------ Information shown
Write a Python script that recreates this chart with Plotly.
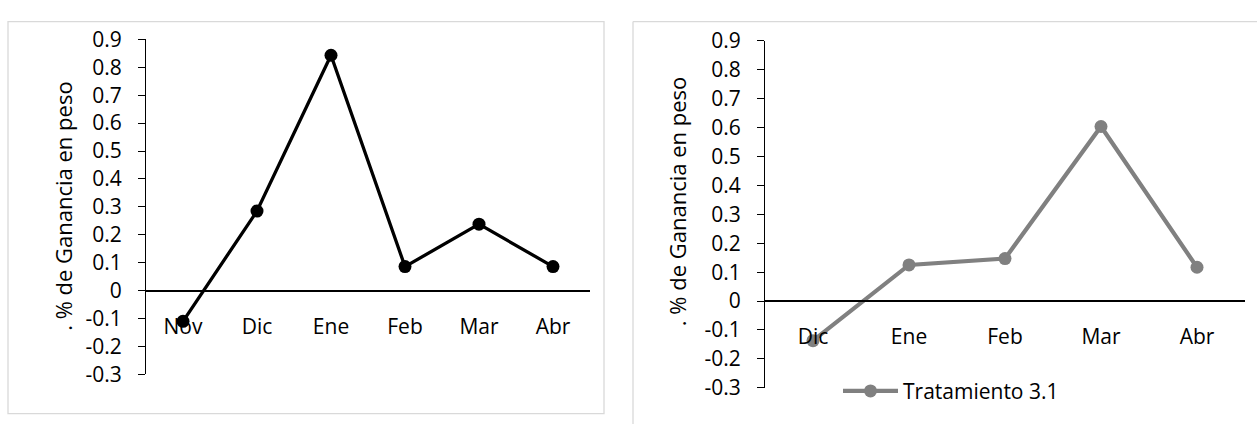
import plotly.graph_objects as go

# ---- data ----
left_months = ["Nov", "Dic", "Ene", "Feb", "Mar", "Abr"]
left_values = [-0.11, 0.285, 0.843, 0.086, 0.238, 0.086]

right_months = ["Dic", "Ene", "Feb", "Mar", "Abr"]
right_values = [-0.137, 0.125, 0.147, 0.604, 0.117]
right_name = "Tratamiento 3.1"

y_ticks = [0.9, 0.8, 0.7, 0.6, 0.5, 0.4, 0.3, 0.2, 0.1, 0, -0.1, -0.2, -0.3]
y_tick_text = ["0.9", "0.8", "0.7", "0.6", "0.5", "0.4", "0.3", "0.2", "0.1", "0", "-0.1", "-0.2", "-0.3"]
y_title = ". % de Ganancia en peso"

W, H = 1257, 437
FONT = "Open Sans"


def fx(px):
    return px / W


def fy(py):
    return 1 - py / H


ymin, ymax = -0.3, 0.9

# plot areas (pixel geometry)
L_x0, L_x1, L_ytop, L_ybot = 146, 590, 26, 384
R_x0, R_x1, R_ytop, R_ybot = 765, 1245, 27.7, 398.3

L_ydom = [fy(L_ybot), fy(L_ytop)]
R_ydom = [fy(R_ybot), fy(R_ytop)]


def zero_pos(dom):
    return dom[0] + (0 - ymin) / (ymax - ymin) * (dom[1] - dom[0])


fig = go.Figure()

fig.add_trace(go.Scatter(
    x=left_months, y=left_values, mode="lines+markers",
    line=dict(color="#000000", width=3.3),
    marker=dict(color="#000000", size=13),
    xaxis="x", yaxis="y", showlegend=False, name="Tratamiento",
))

fig.add_trace(go.Scatter(
    x=right_months, y=right_values, mode="lines+markers",
    line=dict(color="#808080", width=4.2),
    marker=dict(color="#808080", size=13),
    xaxis="x2", yaxis="y2", showlegend=True, name=right_name,
))

tickfont = dict(family=FONT, size=21, color="#000000")

yaxis_common = dict(
    range=[ymin, ymax], tickvals=y_ticks, ticktext=y_tick_text,
    showgrid=False, zeroline=False, showline=True, linecolor="#000000", linewidth=1,
    ticks="outside", ticklen=7, tickcolor="#000000", tickwidth=1,
    tickfont=tickfont, ticklabelstandoff=12, fixedrange=True,
)

xaxis_common = dict(
    type="category", showgrid=False, zeroline=False, showline=True,
    linecolor="#000000", linewidth=1.5, ticks="outside", ticklen=17,
    tickcolor="rgba(0,0,0,0)", tickfont=tickfont, anchor="free", fixedrange=True,
)

fig.update_layout(
    width=W, height=H,
    margin=dict(l=0, r=0, t=0, b=0),
    paper_bgcolor="white", plot_bgcolor="rgba(0,0,0,0)",
    font=dict(family=FONT, color="#000000"),
    xaxis=dict(domain=[fx(L_x0), fx(L_x1)], range=[-0.5, len(left_months) - 0.5],
               position=zero_pos(L_ydom), **xaxis_common),
    yaxis=dict(domain=L_ydom, anchor="x", **yaxis_common),
    xaxis2=dict(domain=[fx(R_x0), fx(R_x1)], range=[-0.5, len(right_months) - 0.5],
                position=zero_pos(R_ydom), **xaxis_common),
    yaxis2=dict(domain=R_ydom, anchor="x2", **yaxis_common),
    legend=dict(
        x=fx(838), y=fy(402), xanchor="left", yanchor="middle",
        font=dict(family=FONT, size=21, color="#000000"),
        bgcolor="rgba(0,0,0,0)", itemwidth=55,
    ),
    annotations=[
        dict(text=y_title, textangle=-90, x=fx(63), y=fy(205), xref="paper", yref="paper",
             showarrow=False, font=dict(family=FONT, size=22, color="#000000"),
             xanchor="center", yanchor="middle"),
        dict(text=y_title, textangle=-90, x=fx(677), y=fy(200), xref="paper", yref="paper",
             showarrow=False, font=dict(family=FONT, size=22, color="#000000"),
             xanchor="center", yanchor="middle"),
    ],
    shapes=[
        dict(type="rect", xref="paper", yref="paper", x0=fx(8), x1=fx(604), y0=fy(426), y1=fy(7),
             line=dict(color="#d9d9d9", width=1.3), fillcolor="rgba(0,0,0,0)", layer="below"),
        dict(type="line", xref="paper", yref="paper", x0=fx(633), x1=fx(1257), y0=fy(7), y1=fy(7),
             line=dict(color="#d9d9d9", width=1.3), layer="below"),
        dict(type="line", xref="paper", yref="paper", x0=fx(633), x1=fx(633), y0=fy(437), y1=fy(7),
             line=dict(color="#d9d9d9", width=1.3), layer="below"),
    ],
)

fig.write_html("out.html")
------------
What is needed> Reproduce every line exactly and omit all pictures.

Response for this exercise>
Write a Python script that recreates this chart with Plotly.
import plotly.graph_objects as go

# ---- data ----
left_months = ["Nov", "Dic", "Ene", "Feb", "Mar", "Abr"]
left_values = [-0.11, 0.285, 0.843, 0.086, 0.238, 0.086]

right_months = ["Dic", "Ene", "Feb", "Mar", "Abr"]
right_values = [-0.137, 0.125, 0.147, 0.604, 0.117]
right_name = "Tratamiento 3.1"

y_ticks = [0.9, 0.8, 0.7, 0.6, 0.5, 0.4, 0.3, 0.2, 0.1, 0, -0.1, -0.2, -0.3]
y_tick_text = ["0.9", "0.8", "0.7", "0.6", "0.5", "0.4", "0.3", "0.2", "0.1", "0", "-0.1", "-0.2", "-0.3"]
y_title = ". % de Ganancia en peso"

W, H = 1257, 437
FONT = "Open Sans"


def fx(px):
    return px / W


def fy(py):
    return 1 - py / H


ymin, ymax = -0.3, 0.9

# plot areas (pixel geometry)
L_x0, L_x1, L_ytop, L_ybot = 146, 590, 26, 384
R_x0, R_x1, R_ytop, R_ybot = 765, 1245, 27.7, 398.3

L_ydom = [fy(L_ybot), fy(L_ytop)]
R_ydom = [fy(R_ybot), fy(R_ytop)]


def zero_pos(dom):
    return dom[0] + (0 - ymin) / (ymax - ymin) * (dom[1] - dom[0])


fig = go.Figure()

fig.add_trace(go.Scatter(
    x=left_months, y=left_values, mode="lines+markers",
    line=dict(color="#000000", width=3.3),
    marker=dict(color="#000000", size=13),
    xaxis="x", yaxis="y", showlegend=False, name="Tratamiento",
))

fig.add_trace(go.Scatter(
    x=right_months, y=right_values, mode="lines+markers",
    line=dict(color="#808080", width=4.2),
    marker=dict(color="#808080", size=13),
    xaxis="x2", yaxis="y2", showlegend=True, name=right_name,
))

tickfont = dict(family=FONT, size=21, color="#000000")

yaxis_common = dict(
    range=[ymin, ymax], tickvals=y_ticks, ticktext=y_tick_text,
    showgrid=False, zeroline=False, showline=True, linecolor="#000000", linewidth=1,
    ticks="outside", ticklen=7, tickcolor="#000000", tickwidth=1,
    tickfont=tickfont, ticklabelstandoff=12, fixedrange=True,
)

xaxis_common = dict(
    type="category", showgrid=False, zeroline=False, showline=True,
    linecolor="#000000", linewidth=1.5, ticks="outside", ticklen=17,
    tickcolor="rgba(0,0,0,0)", tickfont=tickfont, anchor="free", fixedrange=True,
)

fig.update_layout(
    width=W, height=H,
    margin=dict(l=0, r=0, t=0, b=0),
    paper_bgcolor="white", plot_bgcolor="rgba(0,0,0,0)",
    font=dict(family=FONT, color="#000000"),
    xaxis=dict(domain=[fx(L_x0), fx(L_x1)], range=[-0.5, len(left_months) - 0.5],
               position=zero_pos(L_ydom), **xaxis_common),
    yaxis=dict(domain=L_ydom, anchor="x", **yaxis_common),
    xaxis2=dict(domain=[fx(R_x0), fx(R_x1)], range=[-0.5, len(right_months) - 0.5],
                position=zero_pos(R_ydom), **xaxis_common),
    yaxis2=dict(domain=R_ydom, anchor="x2", **yaxis_common),
    legend=dict(
        x=fx(838), y=fy(402), xanchor="left", yanchor="middle",
        font=dict(family=FONT, size=21, color="#000000"),
        bgcolor="rgba(0,0,0,0)", itemwidth=55,
    ),
    annotations=[
        dict(text=y_title, textangle=-90, x=fx(63), y=fy(205), xref="paper", yref="paper",
             showarrow=False, font=dict(family=FONT, size=22, color="#000000"),
             xanchor="center", yanchor="middle"),
        dict(text=y_title, textangle=-90, x=fx(677), y=fy(200), xref="paper", yref="paper",
             showarrow=False, font=dict(family=FONT, size=22, color="#000000"),
             xanchor="center", yanchor="middle"),
    ],
    shapes=[
        dict(type="rect", xref="paper", yref="paper", x0=fx(8), x1=fx(604), y0=fy(426), y1=fy(7),
             line=dict(color="#d9d9d9", width=1.3), fillcolor="rgba(0,0,0,0)", layer="below"),
        dict(type="line", xref="paper", yref="paper", x0=fx(633), x1=fx(1257), y0=fy(7), y1=fy(7),
             line=dict(color="#d9d9d9", width=1.3), layer="below"),
        dict(type="line", xref="paper", yref="paper", x0=fx(633), x1=fx(633), y0=fy(437), y1=fy(7),
             line=dict(color="#d9d9d9", width=1.3), layer="below"),
    ],
)

fig.write_html("out.html")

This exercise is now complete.